If you’ve divorced with kindness and grace—as one couple in my friend group has—God bless, and good for you.
And now, on with the show.
“I haven’t been happy for years.” Translation: I’m bored and tired of myself, so I’ll have an affair, rather than admit that I need to get off my ass. Mister, if you really haven’t been happy for years (and that’s not true, is it?), why didn’t you say something? Do something? Get counseling? Nope. Instead you chose an affair, Monsieur Cliché. How unoriginal.
“You have stifled my dreams.” Translation: I want to be irresponsible, ignore the kids, and become an Artist with a capital A because yes, I am that talented. Also, I will create an Empire, now that I am rid of you, thou killer of my awesome potential. Yeah, sure, buddy. She supported you through grad school. She moved six times for your career. She signed a mortgage on the house to finance your “dreams.” She worked two jobs. She raised your children. She put your career before hers. She helped you every step of the way. Stifled, my ass.
“I can’t talk to you anymore.” Translation: I’ve found a woman who kisses my ass and agrees with every word out of my mouth. She thinks you’re rich, doesn’t she? And hey! You might be! Prepare to lose everything when she divorces you a couple years from now. Hint: She has at least one ex-husband in her rear-view window.
“We can stay friends, because I wish you well.” Translation: I’m not going to take any responsibility for your heartbreak, fear, financial struggles, loneliness because I am a Good Guy, and you can tell this because I just said we can stay friends. Sorry, bub. You’re not going to be friends. You are not worthy of her friendship.

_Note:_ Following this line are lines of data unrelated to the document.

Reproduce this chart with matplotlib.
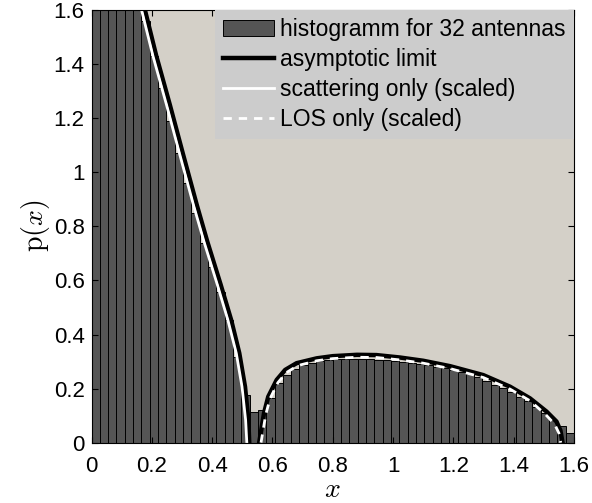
import numpy as np
import matplotlib.pyplot as plt

plt.rcParams['font.family'] = ['Liberation Sans', 'DejaVu Sans']
plt.rcParams['mathtext.fontset'] = 'cm'

# histogram, 58 equal bins on [0, 1.6]
bin_edges = np.linspace(0, 1.6, 59)
hist_vals = [3.0, 2.6, 2.3, 2.05, 1.85, 1.7, 1.56, 1.43, 1.31, 1.19,
             1.07, 0.96, 0.85, 0.74, 0.65, 0.558, 0.454, 0.318, 0.176, 0.115,
             0.121, 0.165, 0.219, 0.250, 0.271, 0.287, 0.296, 0.302, 0.306, 0.308,
             0.309, 0.309, 0.309, 0.308, 0.307, 0.305, 0.302, 0.299, 0.295, 0.291,
             0.286, 0.281, 0.275, 0.269, 0.262, 0.254, 0.244, 0.229, 0.214, 0.201,
             0.189, 0.170, 0.154, 0.133, 0.109, 0.084, 0.062, 0.037]

# asymptotic limit, two lobes
asym_x1 = [0.160, 0.177, 0.214, 0.260, 0.304, 0.349, 0.384, 0.428, 0.463, 0.490, 0.509, 0.520, 0.523]
asym_y1 = [1.68, 1.60, 1.433, 1.248, 1.064, 0.879, 0.743, 0.585, 0.454, 0.331, 0.207, 0.084, 0.0]
asym_x2 = [0.556, 0.572, 0.586, 0.614, 0.642, 0.680, 0.747, 0.800, 0.880, 0.945, 1.023, 1.100,
           1.189, 1.299, 1.388, 1.454, 1.509, 1.542, 1.555, 1.562]
asym_y2 = [0.0, 0.109, 0.170, 0.232, 0.269, 0.294, 0.312, 0.320, 0.325, 0.324, 0.315, 0.303,
           0.283, 0.250, 0.207, 0.164, 0.115, 0.078, 0.045, 0.0]

# scattering only (scaled)
scat_x = [0.150, 0.166, 0.203, 0.249, 0.293, 0.338, 0.373, 0.417, 0.452, 0.480, 0.499, 0.511, 0.515]
scat_y = [1.68, 1.60, 1.433, 1.248, 1.064, 0.879, 0.743, 0.585, 0.454, 0.331, 0.207, 0.084, 0.0]

# LOS only (scaled)
los_x = [0.562, 0.578, 0.592, 0.618, 0.646, 0.684, 0.747, 0.800, 0.880, 0.945, 1.023, 1.100,
         1.189, 1.299, 1.388, 1.454, 1.505, 1.536, 1.550, 1.556]
los_y = [0.0, 0.105, 0.163, 0.222, 0.259, 0.285, 0.303, 0.311, 0.316, 0.315, 0.306, 0.294,
         0.274, 0.241, 0.198, 0.155, 0.105, 0.068, 0.035, 0.0]

fig = plt.figure(figsize=(5.92, 5.03), dpi=100)
ax = fig.add_axes([0.1546, 0.1199, 0.815, 0.8602])
ax.set_facecolor('#d4d0c8')

hb = ax.bar(bin_edges[:-1], hist_vals, width=np.diff(bin_edges), align='edge',
            color='#555555', edgecolor='black', linewidth=0.7,
            label='histogramm for 32 antennas')
la, = ax.plot(asym_x1, asym_y1, color='black', lw=3.2, label='asymptotic limit')
ax.plot(asym_x2, asym_y2, color='black', lw=3.2)
ls_, = ax.plot(scat_x, scat_y, color='white', lw=2, label='scattering only (scaled)')
ll, = ax.plot(los_x, los_y, color='white', lw=2, ls=(0, (3, 2.5)), label='LOS only (scaled)')

ax.set_xlim(0, 1.6)
ax.set_ylim(0, 1.6)
ticks = np.arange(0, 1.61, 0.2)
labels = ['0', '0.2', '0.4', '0.6', '0.8', '1', '1.2', '1.4', '1.6']
ax.set_xticks(ticks)
ax.set_xticklabels(labels)
ax.set_yticks(ticks)
ax.set_yticklabels(labels)
ax.tick_params(direction='in', top=True, right=True, labelsize=16, length=4)
ax.tick_params(axis='x', pad=9.5)
ax.tick_params(axis='y', pad=5)
ax.set_xlabel('$x$', fontsize=20, labelpad=0)
ax.set_ylabel(r'$\mathrm{p}(x)$', fontsize=20, labelpad=1)

leg = ax.legend([hb, la, ls_, ll],
                ['histogramm for 32 antennas', 'asymptotic limit',
                 'scattering only (scaled)', 'LOS only (scaled)'],
                loc='upper right', fontsize=16.5, borderaxespad=0, frameon=True,
                fancybox=False, handlelength=2.2, handletextpad=0.3,
                labelspacing=0.3, borderpad=0.35)
leg.get_frame().set_facecolor('#cccccc')
leg.get_frame().set_edgecolor('none')
leg.get_frame().set_alpha(1)

fig.savefig('out.png', dpi=100)
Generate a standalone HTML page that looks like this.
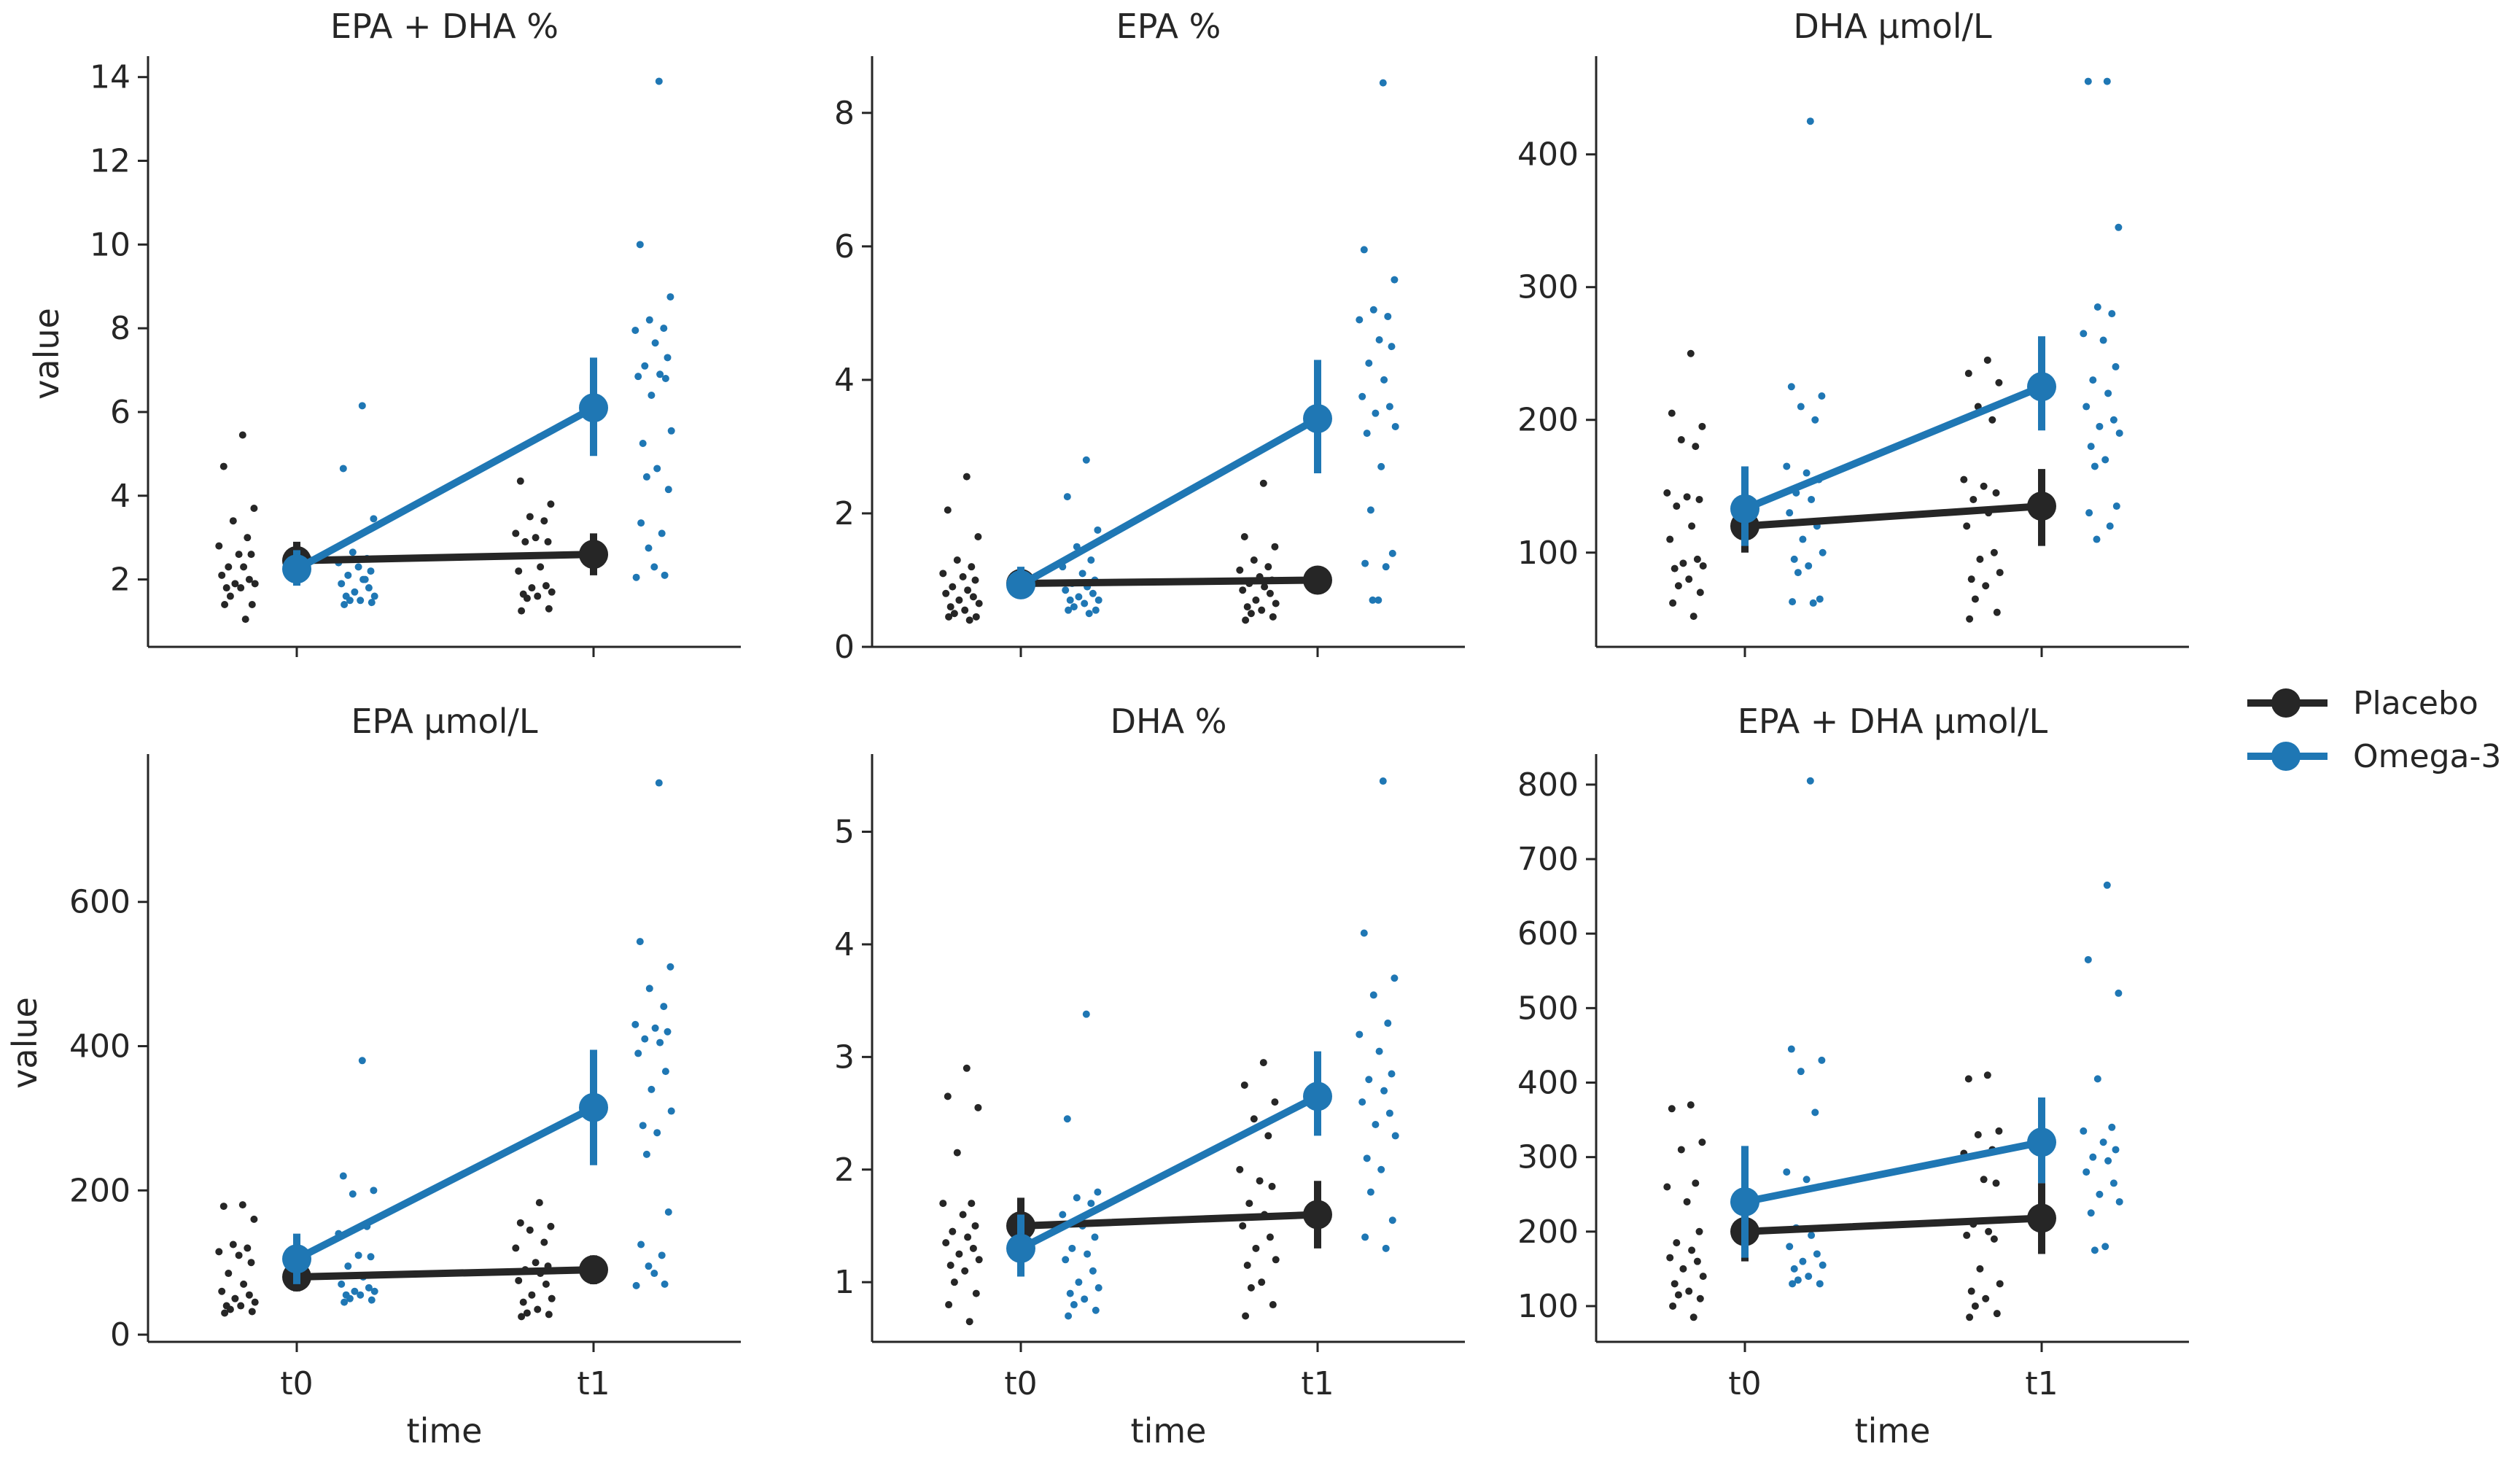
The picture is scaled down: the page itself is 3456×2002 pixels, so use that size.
<!DOCTYPE html>
<html><head><meta charset="utf-8">
<style>
html,body{margin:0;padding:0;background:#fff;}
svg{display:block;font-family:"DejaVu Sans","Liberation Sans",sans-serif;}
</style></head>
<body>
<svg id="fig" width="3456" height="2002" viewBox="0 0 3456 2002" xmlns="http://www.w3.org/2000/svg">
<rect width="3456" height="2002" fill="#fff"/>
<g>
  <line x1="3082" y1="964" x2="3192" y2="964" stroke="#262626" stroke-width="10"/>
  <circle cx="3135" cy="964" r="20" fill="#262626"/>
  <text x="3227" y="979" font-size="44" fill="#262626">Placebo</text>
  <line x1="3082" y1="1037" x2="3192" y2="1037" stroke="#1f77b4" stroke-width="10"/>
  <circle cx="3135" cy="1037" r="20" fill="#1f77b4"/>
  <text x="3227" y="1052" font-size="44" fill="#262626">Omega-3</text>
</g>
</svg>
<script>
const categories = ["t0","t1"];
const groups = ["Placebo","Omega-3"];
const titles = ["EPA + DHA %","EPA %","DHA µmol/L","EPA µmol/L","DHA %","EPA + DHA µmol/L"];
const ticks = [[2,4,6,8,10,12,14],[0,2,4,6,8],[100,200,300,400],[0,200,400,600],[1,2,3,4,5],[100,200,300,400,500,600,700,800]];
const tickLabels = [["2","4","6","8","10","12","14"],["0","2","4","6","8"],["100","200","300","400"],["0","200","400","600"],["1","2","3","4","5"],["100","200","300","400","500","600","700","800"]];
const yDomains = [[0.39,14.5],[0,8.85],[29,474],[-10,805],[0.47,5.69],[52,841]];
const placeboMeans = [[2.45,2.6],[0.95,1.0],[120,135],[80,90],[1.5,1.6],[200,218]];
const omegaMeans = [[2.25,6.1],[0.93,3.42],[133,225],[105,315],[1.3,2.65],[240,320]];
const placeboCI = [[[2.0,2.9],[2.1,3.1]],[[0.75,1.15],[0.8,1.2]],[[100,140],[105,163]],[[60,100],[70,110]],[[1.25,1.75],[1.3,1.9]],[[160,240],[170,265]]];
const omegaCI = [[[1.85,2.7],[4.95,7.3]],[[0.72,1.2],[2.6,4.3]],[[105,165],[192,263]],[[70,140],[235,395]],[[1.05,1.6],[2.3,3.05]],[[165,315],[265,380]]];
const placeboT0 = [
 [5.45,4.7,3.7,3.4,3.0,2.8,2.6,2.6,2.3,2.3,2.1,2.0,1.9,1.9,1.8,1.8,1.6,1.4,1.4,1.05],
 [2.55,2.05,1.65,1.3,1.2,1.1,1.05,1.0,0.9,0.85,0.8,0.75,0.7,0.65,0.6,0.55,0.5,0.45,0.45,0.4],
 [250,205,195,185,180,145,142,140,135,120,110,95,92,90,88,80,75,70,62,52],
 [180,178,160,125,120,115,110,100,85,70,60,55,50,45,40,40,35,32,30],
 [2.9,2.65,2.55,2.15,1.7,1.7,1.6,1.5,1.45,1.4,1.35,1.3,1.25,1.2,1.15,1.1,1.0,0.9,0.8,0.65],
 [370,365,320,310,265,260,240,200,185,175,165,160,150,140,130,120,115,110,100,85]];
const omegaT0 = [
 [6.15,4.65,3.45,2.65,2.5,2.4,2.3,2.2,2.1,2.0,1.9,1.8,1.7,1.6,1.6,1.5,1.5,1.45,1.4,2.0],
 [2.8,2.25,1.75,1.5,1.3,1.2,1.1,1.0,0.95,0.9,0.85,0.8,0.75,0.7,0.7,0.65,0.6,0.55,0.55,0.5],
 [425,225,218,210,200,165,160,155,145,140,130,120,110,100,95,90,85,65,63,62],
 [380,220,200,195,150,140,110,108,95,80,70,65,60,60,55,55,50,48,45],
 [3.38,2.45,1.8,1.75,1.7,1.6,1.5,1.4,1.3,1.25,1.2,1.1,1.0,0.95,0.9,0.85,0.8,0.75,0.7],
 [805,445,430,415,360,280,270,260,205,195,180,170,160,155,150,140,135,130,130]];
const placeboT1 = [
 [5.4,4.35,3.8,3.5,3.4,3.1,3.0,2.9,2.9,2.3,2.2,1.85,1.8,1.7,1.65,1.6,1.55,1.3,1.25],
 [2.45,1.65,1.5,1.3,1.2,1.15,1.05,1.0,0.95,0.9,0.85,0.8,0.7,0.65,0.6,0.55,0.5,0.45,0.4],
 [245,235,228,210,200,155,150,145,140,130,120,100,95,85,80,75,65,55,50],
 [183,155,150,145,128,120,100,95,90,85,75,70,55,50,45,35,30,28,25],
 [2.95,2.75,2.6,2.45,2.3,2.0,1.9,1.85,1.7,1.6,1.5,1.4,1.3,1.2,1.15,1.0,0.95,0.8,0.7],
 [410,405,335,330,310,305,270,265,210,200,195,190,150,130,120,110,100,90,85]];
const omegaT1 = [
 [13.9,10.0,8.75,8.2,8.0,7.95,7.65,7.3,7.1,6.9,6.85,6.8,6.4,5.55,5.25,4.65,4.45,4.15,3.35,3.1,2.75,2.3,2.1,2.05],
 [8.45,5.95,5.5,5.05,4.95,4.9,4.6,4.5,4.25,4.0,3.75,3.6,3.5,3.3,3.2,2.7,2.05,1.4,1.25,1.2,0.7,0.7],
 [455,455,345,285,280,265,260,240,230,220,210,200,195,190,180,170,165,135,130,120,110],
 [765,545,510,480,455,430,425,420,410,405,390,365,340,310,290,280,250,170,125,110,95,85,70,68],
 [5.45,4.1,3.7,3.55,3.3,3.2,3.05,2.85,2.8,2.7,2.6,2.5,2.4,2.3,2.1,2.0,1.8,1.55,1.4,1.3],
 [665,565,520,405,340,335,320,310,300,295,280,265,250,240,225,180,175]];

const NS = "http://www.w3.org/2000/svg";
const svg = document.getElementById("fig");
const colLeft = [203,1196,2189];
const rowTop = [77,1034];
const rowBottom = [887,1840];
const AW = 813;
const DARK = "#262626", BLUE = "#1f77b4";
function mk(tag, attrs, parent){
  const e = document.createElementNS(NS, tag);
  for (const k in attrs) e.setAttribute(k, attrs[k]);
  (parent||svg).appendChild(e);
  return e;
}
const jit = [0.3,-0.7,0.9,-0.2,0.55,-0.95,0.1,0.75,-0.45,0.35,-0.8,0.65,-0.1,0.95,-0.55,0.2,-0.35,0.8,-0.65,0.45,-0.25,0.05,0.6,-0.9];

for (let p = 0; p < 6; p++) {
  const r = Math.floor(p/3), c = p%3;
  const L = colLeft[c], T = rowTop[r], B = rowBottom[r];
  const dom = yDomains[p];
  const y = v => B - (v - dom[0]) / (dom[1] - dom[0]) * (B - T);
  const x = i => L + 204 + i * 407;
  const g = mk("g", {});
  
  
  const title = mk("text", {x: L + AW/2, y: r === 0 ? 52 : 1005, "font-size": 46, "text-anchor": "middle", fill: DARK}, g);
  title.textContent = titles[p];
  
  
  const ys = mk("line", {x1: L, y1: T, x2: L, y2: B, stroke: DARK, "stroke-width": 3}, g);
  
  
  const xs = mk("line", {x1: L, y1: B, x2: L + AW, y2: B, stroke: DARK, "stroke-width": 3}, g);
  
  
  ticks[p].forEach((tv, i) => {
    const ty = y(tv);
    mk("line", {x1: L - 14, y1: ty, x2: L, y2: ty, stroke: DARK, "stroke-width": 3}, g);
    const tl = mk("text", {x: L - 24, y: ty + 15, "font-size": 44, "text-anchor": "end", fill: DARK}, g);
    tl.textContent = tickLabels[p][i];
    
    
  });
  categories.forEach((cat, i) => {
    mk("line", {x1: x(i), y1: B, x2: x(i), y2: B + 14, stroke: DARK, "stroke-width": 3}, g);
    if (r === 1) {
      const tl = mk("text", {x: x(i), y: B + 72, "font-size": 44, "text-anchor": "middle", fill: DARK}, g);
      tl.textContent = cat;
      
      
    }
  });
  if (r === 1) {
    const xl = mk("text", {x: L + AW/2, y: 1978, "font-size": 46, "text-anchor": "middle", fill: DARK}, g);
    xl.textContent = "time";
    
    
  }
  if (c === 0) {
    const yl = mk("text", {x: 0, y: 0, "font-size": 46, "text-anchor": "middle", fill: DARK, transform: "translate(" + (r===0?80:50) + "," + (r===0?485:1430) + ") rotate(-90)"}, g);
    yl.textContent = "value";
    
    
  }
  const strips = [[placeboT0[p], 0, -82, DARK], [omegaT0[p], 0, 82, BLUE], [placeboT1[p], 1, -82, DARK], [omegaT1[p], 1, 82, BLUE]];
  strips.forEach(s => {
    s[0].forEach((v, k) => {
      const d = mk("circle", {cx: x(s[1]) + s[2] + jit[k % jit.length] * 26, cy: y(v), r: 5, fill: s[3]}, g);
      
      
    });
  });
  [[placeboMeans[p], placeboCI[p], DARK, "placebo"], [omegaMeans[p], omegaCI[p], BLUE, "omega3"]].forEach(s => {
    const ln = mk("line", {x1: x(0), y1: y(s[0][0]), x2: x(1), y2: y(s[0][1]), stroke: s[2], "stroke-width": 10, "stroke-linecap": "round"}, g);
    
    
    [0,1].forEach(i => {
      const eb = mk("line", {x1: x(i), y1: y(s[1][i][0]), x2: x(i), y2: y(s[1][i][1]), stroke: s[2], "stroke-width": 10}, g);
      
      
      const m = mk("circle", {cx: x(i), cy: y(s[0][i]), r: 20, fill: s[2]}, g);
      
      
    });
  });
}
</script>
</body></html>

“I deserve to be happy.” Translation: Everyone else can suffer—our kids, grandkids and certainly you, former wife of mine, because I am the most important person in the world, and my happiness is all that matters. If our kid is sobbing into her pillow, I don’t want to hear it. She’ll get over it because I am happy and this will make her happy, because the world rotates based on my happiness. Jeez louise. The hubris. You want to think every parent would put his or her kids' happiness first, and of course, we're wrong. It's amazing how people can justify the worst behavior because of what they think they're owed.
“The kids will love her.” Translation: Lalalala! I don’t want to hear anything that will interfere with my New Self and This Exciting Time because I am a New Man! My piece on the side and/or new wife is super nice, so the fact that I was cheating on my children’s mother doesn’t matter. She is a yoga instructor/rides horses/surfs/is an Artist and/or Great Thinker, like me, and everyone will get along just fine. Dude. You are pathetic. A cliché. Also, your kids hate her. No, they do. If they pretend not to, it’s because they still love the person they thought you were and are clinging to the shred of hope that their father isn’t an ass. But you are an ass, and they will find out.
Someday, Cheating Spouse Wrapped in Your Own Selfishness, this will all come back to bite you. You’ll be alone, divorced again. Your kids and grandkids will merely tolerate you, and your former spouse is truly happy now, having built a full life on the ashes you left her. You’ll remember the time when you threw everything away because you were lazy and bored, entitled and self-involved. You’ll shake your head at your stupidity for leaving a good woman because you thought there was something shinier out there. You’ll call your kids, but they’re very busy and can’t talk, let alone visit.
So you’ll have plenty of time to remember the life you tossed out the window. That life was pretty damn good, wasn’t it? Too bad, idiot. You don’t get to go back.
To everyone suffering from a betrayal, who’s struggling to get back on their feet after a divorce or separation, hang in there. Better days are ahead.